Tonight is the President’s last State of the Union address.
I feel the same as Kevin Williamson about it:
“The annual State of the Union pageant is a hideous, dispiriting, ugly, monotonous, un-American, un-republican, anti-democratic, dreary, backward, monarchical, retch-inducing, depressing, shameful, crypto-imperial display of official self-aggrandizement and piteous toadying, a black Mass during which every unholy order of teacup totalitarian and cringing courtier gathers under the towering dome of a faux-Roman temple to listen to a speech with no content given by a man with no content, to rise and to be seated as is called for by the order of worship…with one wretched representative of their number squirreled away in some well-upholstered Washington hidey-hole in order to preserve the illusion that those gathered constitute a special class of humanity without whom we could not live. It’s the most nauseating display in American public life … It’s worse than the Oscars.”
The SOTU address bothered me for as long as I can remember, well before I knew the difference between a Democrat or Republican. The part that bothers me the most is when the President takes his long walk down the center aisle to his podium.
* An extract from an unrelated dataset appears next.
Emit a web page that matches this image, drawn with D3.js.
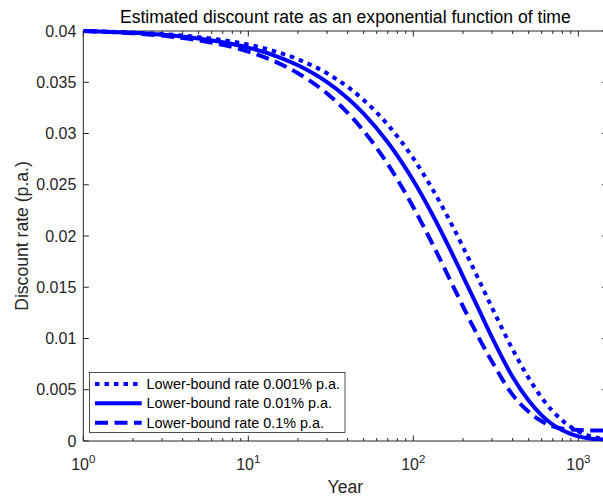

It takes 15 minutes. All of the sycophant congresspeople are there, stretching out their hands hoping to touch the President like a bunch of 12-year-old girls at a Justin Bieber concert. Have they never seen the President before? What’s the big deal? Why do you need to touch him?!
Do you think he’ll remember you next time you want a bill passed? “This is a terrible bill, but, Charlie did make the effort to touch my shoulder in the last State of the Union address, so I’ll sign it.” I wouldn’t be surprised if this year, after a congressman touches the back of the President’s cloak, he turns around and says, “Take heart, your faith has healed you.” And the congressman faints.
The SOTU is a pathetic display of everything our Founding Fathers didn’t want our country to be. Thomas Jefferson never gave his SOTU in person. He said it was too much like a the king of England giving his speech from the throne. Instead, he wrote his speech down and had a clerk read it. No president gave it in public again until Woodrow Wilson in 1913. Which makes sense. He was the president who started the first great erosion of our Constitution. Somehow, our country survived all of those years between Jefferson and Wilson without this pretentious display.
The SOTU was interesting when the President didn’t play an integral part of your daily life. I actually really enjoyed the President’s town hall on CNN last week. I mean, Family Guy reruns got better ratings, but it was an appropriate display on how the President should be presented to the American people: a guy sitting on a stool. Not a king on his throne.